VomBaur was matched up with Pueblo East’s Andrew Lucero, who held the No. 1 ranking in their weight class.
Lucero jumped out to a quick 2-0 lead just under 1 minute into the clash and held it until the end of the first period.
That’s when VomBaur went to work.
He responded swiftly in the second, scoring five points to take a 5-3 lead and steal the energy flowing through the Pepsi Center by the end of the second period. He continued to turn Lucero until it finished in a 10-3 victory by decision for the upset.
“As soon as I turned him the first time, I knew I was going to win,” VomBaur said. “Every time it got hard in practice, I just pictured myself in the state finals match, and tonight I got to do it for real.”
VomBaur’s father, Ben, was the first to share the moment with his son.
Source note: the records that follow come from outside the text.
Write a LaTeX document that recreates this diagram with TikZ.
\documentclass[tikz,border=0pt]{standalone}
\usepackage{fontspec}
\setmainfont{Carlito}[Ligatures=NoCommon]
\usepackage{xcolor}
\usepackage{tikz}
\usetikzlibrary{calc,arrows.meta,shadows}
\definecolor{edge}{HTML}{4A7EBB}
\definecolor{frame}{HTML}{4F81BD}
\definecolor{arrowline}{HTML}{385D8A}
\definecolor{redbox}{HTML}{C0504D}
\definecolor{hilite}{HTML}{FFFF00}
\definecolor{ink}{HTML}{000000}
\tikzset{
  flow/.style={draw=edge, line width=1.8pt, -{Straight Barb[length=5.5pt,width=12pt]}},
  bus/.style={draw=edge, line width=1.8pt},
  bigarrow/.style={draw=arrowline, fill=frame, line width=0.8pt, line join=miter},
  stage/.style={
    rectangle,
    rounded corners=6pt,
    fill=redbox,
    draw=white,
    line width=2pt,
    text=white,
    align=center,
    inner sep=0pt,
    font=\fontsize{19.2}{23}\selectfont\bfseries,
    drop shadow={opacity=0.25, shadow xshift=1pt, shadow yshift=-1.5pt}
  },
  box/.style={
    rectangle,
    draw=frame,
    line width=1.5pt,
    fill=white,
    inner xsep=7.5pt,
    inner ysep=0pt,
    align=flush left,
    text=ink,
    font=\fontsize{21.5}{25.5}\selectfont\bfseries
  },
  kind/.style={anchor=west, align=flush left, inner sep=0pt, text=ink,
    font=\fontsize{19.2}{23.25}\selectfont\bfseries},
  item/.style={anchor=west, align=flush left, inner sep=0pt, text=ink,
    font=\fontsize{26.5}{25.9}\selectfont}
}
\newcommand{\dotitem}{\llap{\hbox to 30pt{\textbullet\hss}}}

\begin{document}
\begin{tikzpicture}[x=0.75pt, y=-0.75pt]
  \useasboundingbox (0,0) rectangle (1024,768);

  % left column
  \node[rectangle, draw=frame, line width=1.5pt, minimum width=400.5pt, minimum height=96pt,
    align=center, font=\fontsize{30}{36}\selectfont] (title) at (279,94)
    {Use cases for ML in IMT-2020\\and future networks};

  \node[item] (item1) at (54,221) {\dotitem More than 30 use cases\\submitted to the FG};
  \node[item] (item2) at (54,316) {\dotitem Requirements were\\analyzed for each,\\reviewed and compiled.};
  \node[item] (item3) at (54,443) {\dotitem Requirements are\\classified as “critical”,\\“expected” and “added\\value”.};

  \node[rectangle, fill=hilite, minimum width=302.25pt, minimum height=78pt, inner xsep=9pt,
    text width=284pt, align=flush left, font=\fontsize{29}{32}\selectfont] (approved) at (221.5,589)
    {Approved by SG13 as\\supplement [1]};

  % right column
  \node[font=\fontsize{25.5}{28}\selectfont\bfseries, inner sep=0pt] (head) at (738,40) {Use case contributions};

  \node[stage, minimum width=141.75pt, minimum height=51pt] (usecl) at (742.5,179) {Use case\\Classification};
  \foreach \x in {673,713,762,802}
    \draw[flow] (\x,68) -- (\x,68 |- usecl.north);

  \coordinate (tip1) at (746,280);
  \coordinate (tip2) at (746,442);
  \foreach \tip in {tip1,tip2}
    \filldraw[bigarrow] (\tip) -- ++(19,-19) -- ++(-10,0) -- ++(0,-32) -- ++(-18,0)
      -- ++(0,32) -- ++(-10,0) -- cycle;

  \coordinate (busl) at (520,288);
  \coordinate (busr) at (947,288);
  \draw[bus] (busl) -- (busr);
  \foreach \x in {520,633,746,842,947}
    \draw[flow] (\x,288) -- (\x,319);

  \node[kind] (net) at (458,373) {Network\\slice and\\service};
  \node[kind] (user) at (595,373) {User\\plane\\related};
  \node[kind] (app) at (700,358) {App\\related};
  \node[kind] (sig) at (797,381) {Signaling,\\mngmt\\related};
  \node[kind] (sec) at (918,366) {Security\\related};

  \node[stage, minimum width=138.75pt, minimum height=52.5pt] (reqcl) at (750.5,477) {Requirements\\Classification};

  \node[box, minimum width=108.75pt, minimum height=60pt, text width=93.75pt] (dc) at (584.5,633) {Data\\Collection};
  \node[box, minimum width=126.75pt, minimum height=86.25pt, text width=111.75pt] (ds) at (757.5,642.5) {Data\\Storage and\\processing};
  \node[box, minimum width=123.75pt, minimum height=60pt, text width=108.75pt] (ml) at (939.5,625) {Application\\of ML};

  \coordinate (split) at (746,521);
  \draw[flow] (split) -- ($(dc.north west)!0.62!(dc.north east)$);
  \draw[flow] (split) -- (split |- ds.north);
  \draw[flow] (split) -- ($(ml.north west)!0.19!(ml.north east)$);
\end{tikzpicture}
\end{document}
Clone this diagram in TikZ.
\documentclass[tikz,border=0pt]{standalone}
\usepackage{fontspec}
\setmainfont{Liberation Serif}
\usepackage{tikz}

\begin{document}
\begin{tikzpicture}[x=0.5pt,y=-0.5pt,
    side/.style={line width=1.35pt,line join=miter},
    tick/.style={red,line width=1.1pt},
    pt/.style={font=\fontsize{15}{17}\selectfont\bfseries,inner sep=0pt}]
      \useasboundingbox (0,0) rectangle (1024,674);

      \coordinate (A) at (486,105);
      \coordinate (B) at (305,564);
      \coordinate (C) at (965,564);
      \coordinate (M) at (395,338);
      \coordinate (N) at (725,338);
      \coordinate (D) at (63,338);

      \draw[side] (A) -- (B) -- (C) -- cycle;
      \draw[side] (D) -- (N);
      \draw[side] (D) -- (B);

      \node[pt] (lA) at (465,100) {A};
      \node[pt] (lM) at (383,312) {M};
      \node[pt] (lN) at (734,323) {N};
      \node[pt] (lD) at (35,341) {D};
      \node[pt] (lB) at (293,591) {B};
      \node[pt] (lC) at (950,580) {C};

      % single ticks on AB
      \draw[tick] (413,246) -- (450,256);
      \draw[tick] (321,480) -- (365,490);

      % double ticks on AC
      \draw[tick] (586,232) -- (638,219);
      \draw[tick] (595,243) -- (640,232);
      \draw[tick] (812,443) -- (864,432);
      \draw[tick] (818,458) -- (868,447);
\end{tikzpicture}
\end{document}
He sat in one of the coaches chairs on the wrestling mat, just as he has ever since Will picked up the sport.
Ben greeted Will with hug directly after his win, then the two waved to his mother and family members who were cheering from the Windsor fan section with tears in their eyes.
“It’s extra special because of how far he’s come in the sport,” Ben said. “He wasn’t a standout youth wrestler but has gradually gotten better through hard work and lots of hours of his life that have paid off.”
“I’m so proud of him.”
Follow sports reporter Quentin Sickafoose at twitter.com/QSickafoose.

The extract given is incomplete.